Se a falsa alegação de que a facada sofrida por Bolsonaro foi planejada para arquitetar sua vitória em 2018 é classificada como verdadeira por 32% dos entrevistados, quando considerados somente os eleitores que se declaram de esquerda, esse índice salta para 53,3%.
Já a afirmação — também falsa — de que a vitória de Lula na última disputa eleitoral foi fraudada, e a ideia de que existe um plano global da esquerda para tomar o poder, defendidas, respectivamente, por 34,2% e 37,3% dos brasileiros, são apontadas como verdadeiras por 52,2% e 57,7% dos eleitores que se identificam com a direita.

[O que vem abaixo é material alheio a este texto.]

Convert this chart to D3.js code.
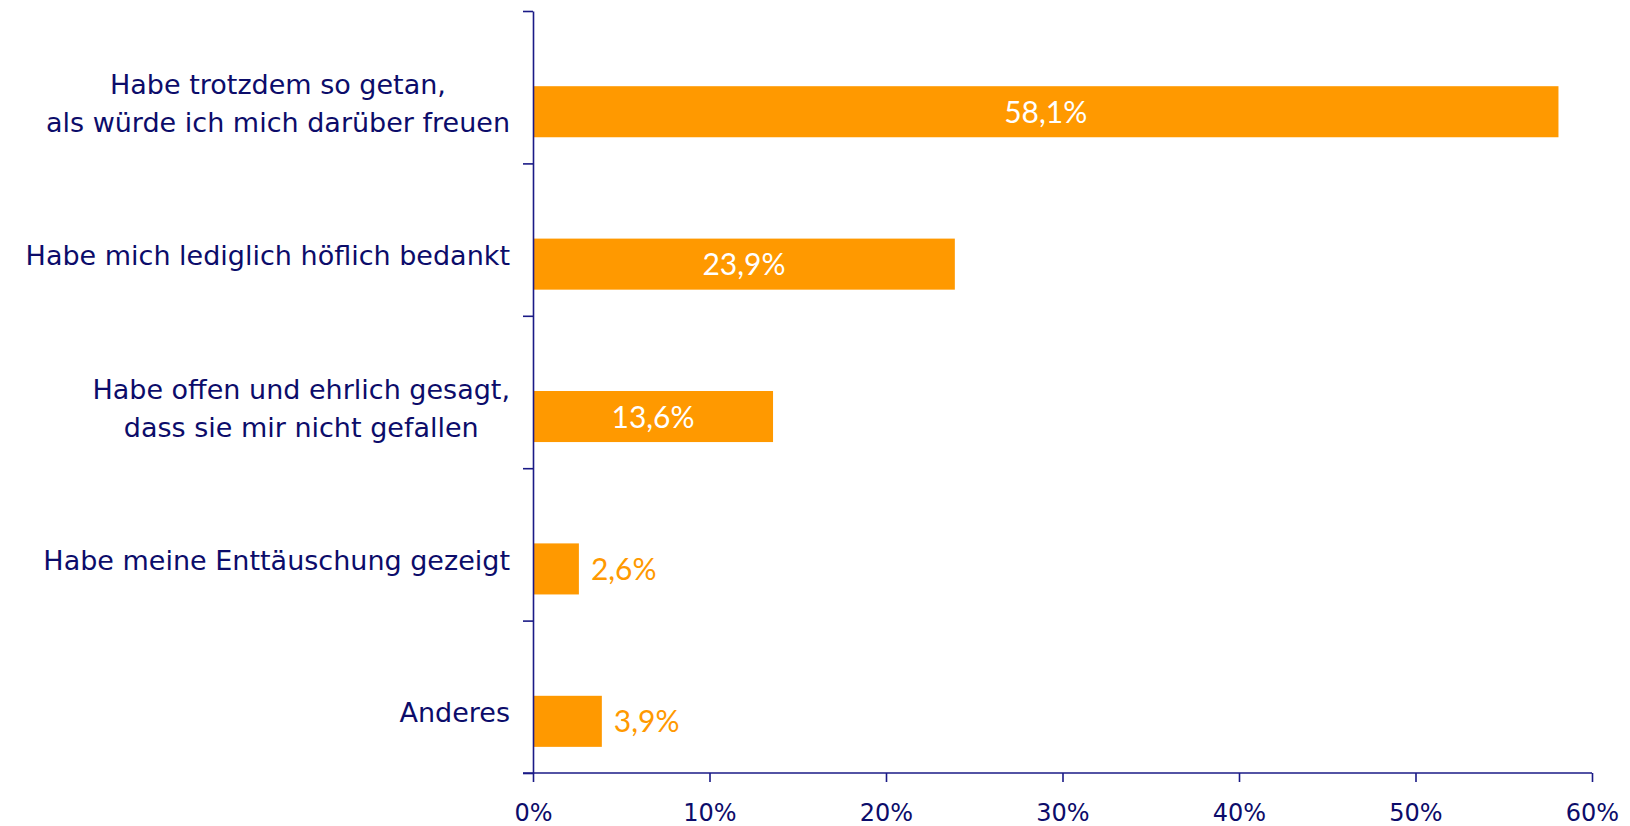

O padrão de respostas muda apenas diante da teoria conspiratória de que o ex-juiz da Operação Lava-Jato e atual senador Sergio Moro (União-PR) seria um “infiltrado dos EUA”. Essa visão tem baixa adesão na população como um todo (13,7%), e também nos dois campos ideológicos mais polarizados (17,4% na esquerda e 14,1% na direita), ainda segundo o levantamento.
Pesquisador e um dos autores do levantamento, o diretor do Centro de Estudos de Opinião Pública (Cesop) da Unicamp, Oswaldo Amaral, afirma que a transmissão dessas ideias se mantém em função da formação de círculos onde as informações transitam apenas internamente.
— Mesmo quando olhamos critérios como escolaridade, a preferência ideológica é importante para explicar a maior probabilidade de acreditar ou não nessas conspirações. Mostramos isso dos dois lados, mas temos trabalhado especificamente com hipóteses de como essas informações circulam na direita, porque esses eleitores tendem a se informar mais pelas redes e ficam mais expostos a elas — diz Amaral.
A pesquisa mostra que a disseminação dessas teorias ocorre em meio a uma mudança na autoidentificação ideológica dos brasileiros desde 2018. Na autodeclaração dos entrevistados a partir de grupos mais à esquerda e à direita, em uma escala de 1 (esquerda) a 10 (direita), houve um crescimento dos que se identificam com os extremos dos dois polos: de 9%, há sete anos, para 24%, entre os que se dizem no grau máximo de direita, e de 6% para 15% entre os que se classificam como o valor máximo de esquerda. Em paralelo, o grupo que se vê como centro ficou praticamente estável.
Na análise de João Feres Júnior, professor de ciência política da Uerj, coordenador do Laboratório de Estudos da Mídia e Esfera Pública (LEMEP) e integrante do grupo de pesquisadores responsáveis pelo levantamento, a mudança deriva diretamente do efeito a longo prazo provocado pela campanha e eleição de Bolsonaro.
— A partir de 2018, ele e seus aliados se identificam abertamente como “de direita”, logo isso tem um efeito pedagógico sobre seus apoiadores, que agora sabem claramente: se me identifico com Bolsonaro, então também sou de direita. Esse efeito também funciona ao revés: se não gosto de Bolsonaro, não sou de direita, então devo ser de esquerda — explica o pesquisador.
Visão mais conservadora
Se as teorias conspiratórias atingem uma parcela mais localizada da população, o mesmo não ocorre na opinião dos brasileiros sobre temas morais. Os dados reforçam que a população tende a ter majoritariamente posicionamento mais conservador, destaca Lúcio Rennó, professor de Ciência Política da UnB e coautor da pesquisa.
A maioria dos entrevistados se posiciona contra a legalização do aborto (69,6%) e a descriminalização do uso de drogas (65,4%). Também é registrada ampla adesão a propostas de redução da maioridade penal (64,5%), de ensino religioso (80,3%) e de militarização das escolas (55,6%). A população, porém, se divide em temas como o casamento civil entre pessoas do mesmo sexo (48,1% concordam e 44,3% discordam) e o uso de banheiros públicos por pessoas trans (43,6% se dizem favoráveis e 48,3%, contrários).
— Quando olhamos para essas questões no Brasil, percebemos uma forte inclinação da população a posições típicas da direita mais radical. O punitivismo penal, por exemplo, tem forte apelo na sociedade — conclui Rennó.